Le quotidien Le Monde couvre lui l'actualité de l'informatique avec des éclairages "off the record d'Ambroise Roux, l'un des deux grands actionnaires de la CII, considéré comme un homme d'influence car il est depuis 1965 vice président du Conseil du patronat, par lesquels il atteste à ses propres actionnaires et administrateurs, de son souci de défendre d'abord les intérêts la CGE, en rester fidèles à ses options libérales face à l'intervention de l'Etat. Ainsi dès avril 1967, des sources anonymes révèlent au journal que la CII n'a pas encore été créée en raison de négociations sur son périmètre et sa vocation, sujet qui refait surface dès septembre 1968, avec aussi des sources anonymes dénonçant le positionnement de ses produits comme pas assez scientifique[327].
Historiographie
En 1975, VGE commande un rapport "Nora-Minc" pour se justifier
Commandé par Valéry Giscard d'Estaing en 1975 à deux hauts fonctionnaires proches de lui[339], Simon Nora, inspecteur général des finances et Alain Minc, tout juste sorti de l'ENA[340], le Rapport Nora-Minc a été publié en décembre 1977. Selon le chercheur Benjamin Thierry, il reflète "la nécessité ressentie au plus haut niveau de l’État de justifier le cap" de l'abandon du plan Calcul par l'annonce contestée de la fusion de la CII avec Honeywell-Bull[340], un souci de justification à postériori qui s'exprimera aussi en 1993 dans le livre de Jean-Pierre Brulé. Le rapport de 1975 se veut cependant futuriste et prépare l'arrivée du minitel, qui sera déployé en 1980, sur des choix technologiques contestés.
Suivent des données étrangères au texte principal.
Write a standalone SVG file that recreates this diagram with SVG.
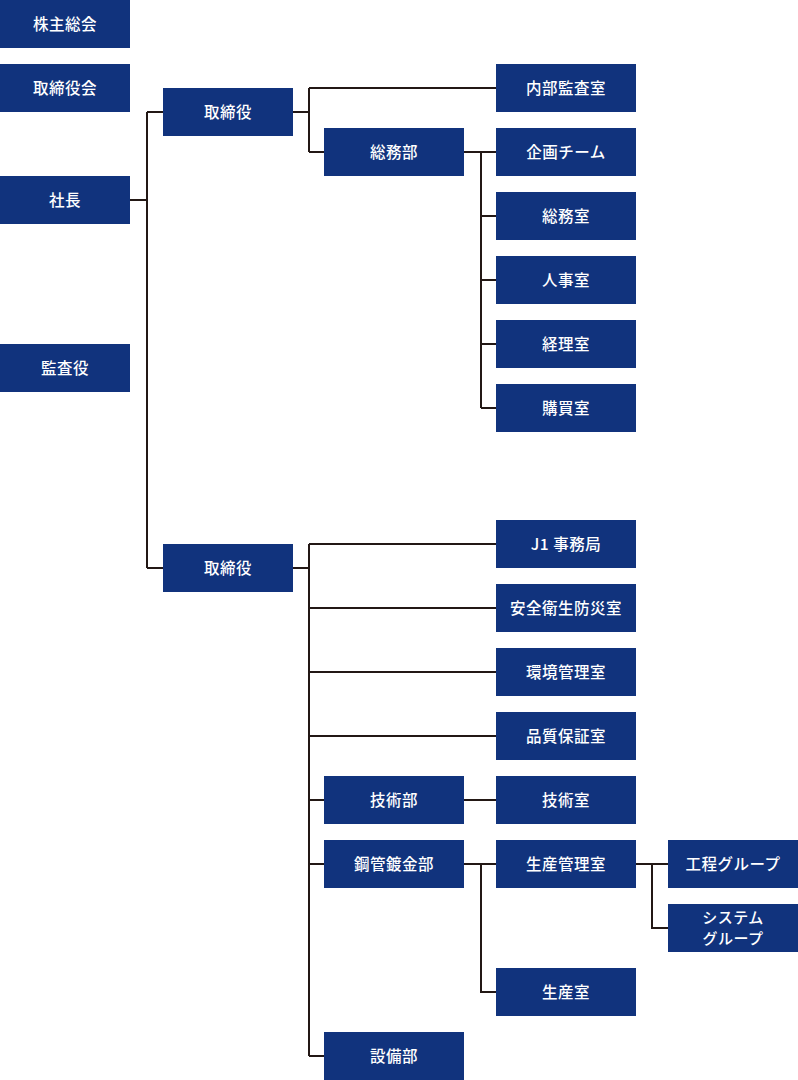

Ce rapport longtemps retardé[340] popularise le mot de "télématique", pour gommer celui de "téléinformatique", utilisé lors du plan Calcul, et toujours en vigueur en 1979 dans les publications avalisées par le CNET[138], les ingénieurs de la CII devenue CII-HB offrant toujours à leurs clients l'option d'utiliser le datagramme, avec ses nœuds de commutation plus simples que ceux de la commutation de circuits[341], en mémorisant les paquets envoyés afin de pouvoir rééditer l'envoi en cas de congestion[341]. Le rapport Nora-Minc soulignait lui que la télématique véhicule "de l’information, c’est-à-dire du pouvoir" et que "la maîtrise du réseau est donc un objectif essentiel", mais qui doit être "conçu dans un esprit de service public"[340].
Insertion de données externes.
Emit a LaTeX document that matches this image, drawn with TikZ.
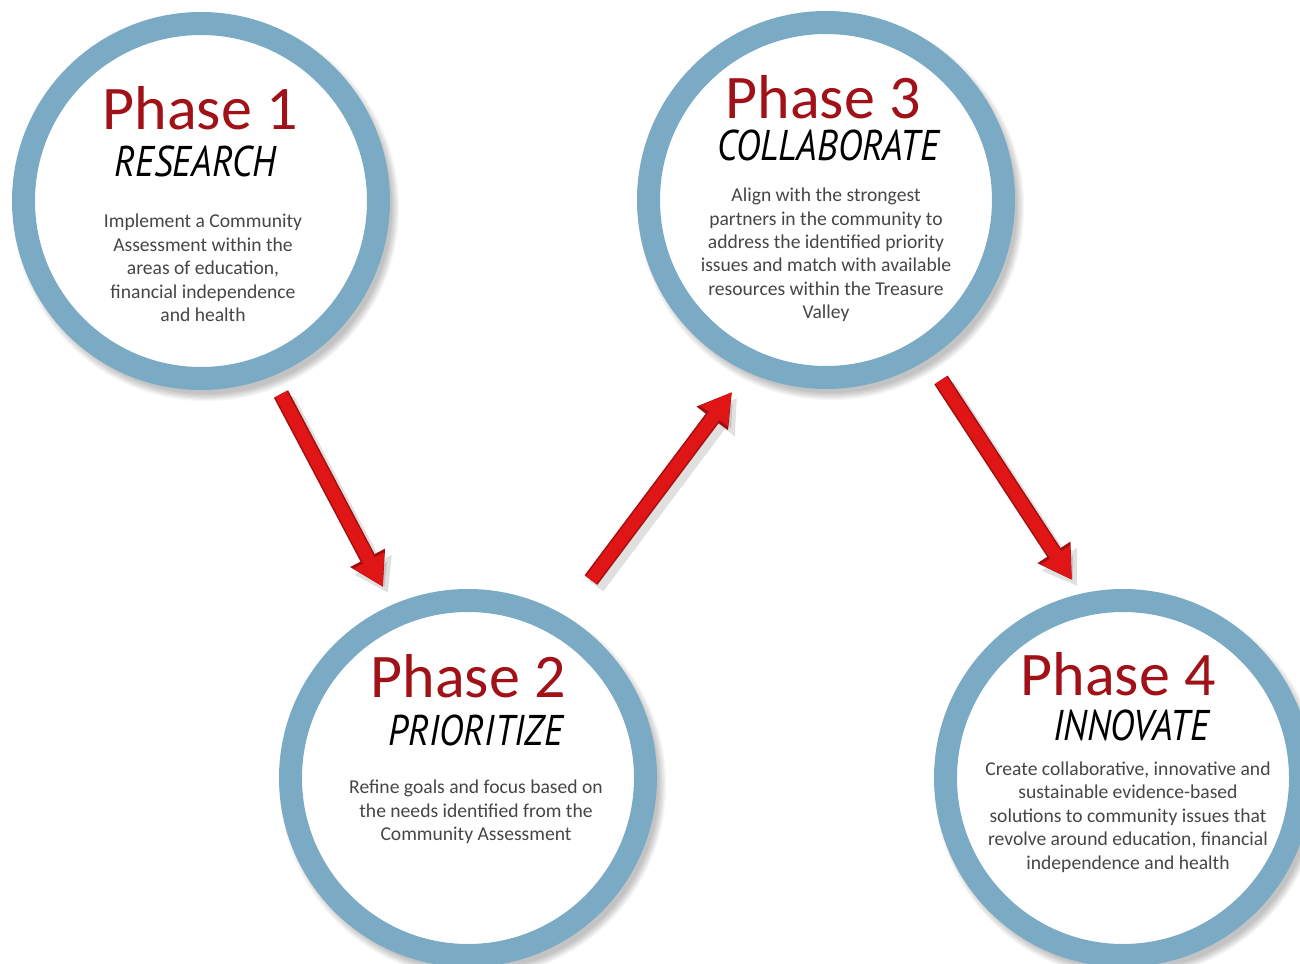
\documentclass[tikz,border=0pt]{standalone}
\usepackage{fontspec}
\setmainfont{Carlito}
\newfontfamily\handfont{PT Sans}
\usetikzlibrary{arrows.meta,calc}
\definecolor{ringblue}{RGB}{122,170,196}
\definecolor{phasered}{RGB}{160,18,24}
\definecolor{bodygray}{RGB}{70,70,70}
\definecolor{arrowred}{RGB}{224,22,22}
\definecolor{arrowdark}{RGB}{160,14,14}
\begin{document}
\begin{tikzpicture}[x=1pt,y=-1pt,
  ring/.style={circle, draw=ringblue, line width=23pt, fill=white, minimum size=355pt, inner sep=0pt},
  head/.style={anchor=base, text=phasered, font=\fontsize{62}{62}\selectfont, inner sep=0pt},
  sub/.style={anchor=base, text=black, font=\handfont\itshape\fontsize{43}{43}\selectfont, inner sep=0pt},
  body/.style={align=center, text=bodygray, font=\fontsize{19.6}{23.4}\selectfont, inner sep=0pt},
  flow/.style={line width=13pt, arrowred, -{Triangle[length=30pt,width=32pt]}},
  flowedge/.style={line width=16pt, arrowdark, -{Triangle[length=33pt,width=37pt]}},
  flowshadow/.style={line width=18pt, black, opacity=0.12, -{Triangle[length=32pt,width=40pt]}}
]
\useasboundingbox (0,0) rectangle (1300,963);
\fill[white] (0,0) rectangle (1300,963);

% circle shadows
\foreach \cx/\cy in {201/201, 826/200, 468/778, 1123/778}{
  \foreach \k in {0,2,...,12}{
    \fill[black, opacity=0.035] (\cx+5,\cy+7) circle (189+\k*0.6-3);
  }
}

% rings
\node[ring] (p1) at (201,201) {};
\node[ring] (p3) at (826,200) {};
\node[ring] (p2) at (468,778) {};
\node[ring] (p4) at (1123,778) {};

% Phase 1
\node[head] (h1) at (200,129) {Phase 1};
\node[sub] (s1) at (195,176) {\scalebox{0.86}[1]{RESEARCH}};
\node[body] (b1) at (203,268) {Implement a Community\\Assessment within the\\areas of education,\\financial independence\\and health};

% Phase 3
\node[head] (h3) at (823,118) {Phase 3};
\node[sub] (s3) at (828,160) {\scalebox{0.86}[1]{COLLABORATE}};
\node[body] (b3) at (826,255) {Align with the strongest\\partners in the community to\\address the identified priority\\issues and match with available\\resources within the Treasure\\Valley};

% Phase 2
\node[head] (h2) at (468,697) {Phase 2};
\node[sub] (s2) at (476,745) {\scalebox{0.86}[1]{PRIORITIZE}};
\node[body] (b2) at (476,812) {Refine goals and focus based on\\the needs identified from the\\Community Assessment};

% Phase 4
\node[head] (h4) at (1118,695) {Phase 4};
\node[sub] (s4) at (1131,740) {\scalebox{0.86}[1]{INNOVATE}};
\node[body] (b4) at (1128,817) {Create collaborative, innovative and\\sustainable evidence-based\\solutions to community issues that\\revolve around education, financial\\independence and health};

% arrow end points
\coordinate (a1s) at (281,394);
\coordinate (a1e) at (383,587);
\coordinate (a2s) at (591,580);
\coordinate (a2e) at (732,392);
\coordinate (a3s) at (941,380);
\coordinate (a3e) at (1072,580);

\foreach \s/\e in {a1s/a1e, a2s/a2e, a3s/a3e}{
  \draw[flowshadow] ($(\s)+(5,6)$) -- ($(\e)+(5,6)$);
  \draw[flowedge] (\s) -- (\e);
  \draw[flow] (\s) -- (\e);
}
\end{tikzpicture}
\end{document}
Fin des années 1970, appel à un nouveau plan Calcul
La seconde partie des années 1970 voit les deux livres s'attardant sur le sujet dénoncer pour l'un "l'assassinat du plan Calcul" et lancer, pour l'autre, un appel à "un nouveau plan Calcul", plus centrés sur les circuits intégrés. "Seuls quelques groupes multinationaux privés et américains contrôleront l'ensemble de ces réseaux complexes" et "un type de sociétés sera imposé aux citoyens"[342],[343], déplore en 1977 le livre de Jacques Jublin (Les Echos) et Jean-Michel QuatrepointLe Monde, exprimant un souci qui "fait écho aux enjeux" contemporains, écrira 47 ans plus tard, en s'y référant, Marion Carré, entrepreneuse de l'Intelligence artificielle[344] dans sa biographie d'Alice Recoque, "maman" du Mitra 15, l'ordinateur-vedette du plan Calcul, dont elle a supervisé le développement en 1969-1971.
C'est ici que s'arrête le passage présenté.